Une promesse est un don, celui d’une parole. Elle est un acte illocutoire, une action parlée ; dire devient faire, à l’instar d’un énoncé comme « la séance est ouverte ». Elle s’illustre dans l’honneur cornélien, la morale kantienne (« je dois, donc je peux ») ou celle plus clémente mais rigoureuse d’un Jean-Marie Guyau pour qui « je peux, donc je dois ». La dimension éthique lui est donc consubstantielle.
“Examine si ce que tu promets est juste et possible, car la promesse est une dette.”
Cette parole de Confucius définit l’épure. Avec humilité prosaïque, ma grand-mère invitait à la prudence de l’engagement : « promets ce que tu peux tenir », consciente que la promesse est un sourire qui confie au temps sa valeur et sa vérité.
Être l’obligé de quelqu’un, c’est être son débiteur. Ce lien entrave, mais fût-il aussi juridique, il est surtout (é)preuve ontologique de ma liberté, de mon aptitude à me soumettre à ma volonté et d’éprouver ainsi la chaleur bienfaitrice de l’estime de soi. Nietzsche évoque « l’implacable logique de la dette », celle du Marchand de Venise : tant que je n’ai pas tenu parole, je suis débiteur.
À l’opposé se situe Don Juan, qui comme le personnage shakespearien Henri V, juge vil « le manant qui paie ». À ses conquêtes (mile e tre), il promet sincèrement, y compris le mariage, jusqu’à ce que la femme baisse sa garde ; cependant pour ce séducteur impénitent, « chose promise… n’est pas due » ; le langage n’est pas un acte mais un jeu de société où tout est fiction ou artifice.
Il savoure le présent et se réjouit d’un avenir qu’il sait écrit au féminin pluriel. En libertin mécréant, il se divertit, ne possède pas mais obtient, comme un dû aristocratique.

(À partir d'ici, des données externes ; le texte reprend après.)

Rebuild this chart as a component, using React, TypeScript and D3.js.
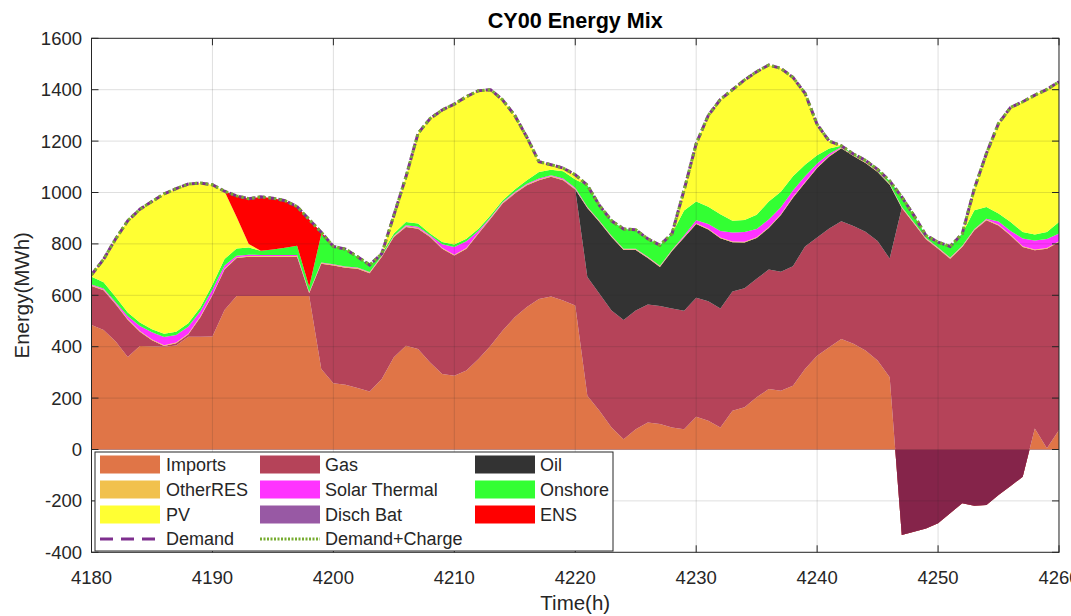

Sans remords, Don Juan revendique jusqu’au droit de se détruire pour combler son désir, qu’il croit incarner sa liberté. Il meurt d’ailleurs en serrant la main de la statue vengeresse du Commandeur, geste symbolique incarnant la nature performative de la promesse.
Pourtant, il est téméraire pour l’homme de promettre, alors que son identité est fluide, évolutive, inconstante et souvent méconnue, constat inspirant à Pindare son aphorisme « deviens ce que tu es, dès que tu l’auras appris ». Depuis qu’Epiméthée a omis de lui assigner une singularité immuable, l’homme est résolument devenir et choix. Son existence précède son essence, laquelle n’est ni figée ni définie, mais en puissance.
Pro-mettre, c’est mettre devant, se pro-jeter dans l’avenir et anticiper, pré-juger de celui que je ne suis pas encore pour l’engager de façon irréversible. C’est se porter fort de soi-même, se rendre complice d’un futur et d’un moi encore inconnus, sur lesquels je prétends influer au prix éventuel de ma liberté. Celle-ci ne consiste d’ailleurs pas à faire ce que je veux quand je veux, ce qui serait licence, mais à être « auto-nome », c’est-à-dire sujet de ma propre loi.
La promesse que je fais n’a force et valeur qu’à mon égard. Contrairement à celle du politicien, elle engage uniquement celui qui l’exprime ; je « me » sens tenu, plus que je ne le suis vis-à-vis d’autrui. Je m’oblige à tenir parole.
La promesse est ce prix de la confiance qui structure la vie personnelle mais aussi collective puisqu’elle est indispensable au droit, à la politique, l’économie…
La promesse est ainsi à la liberté ce que le devoir est au droit.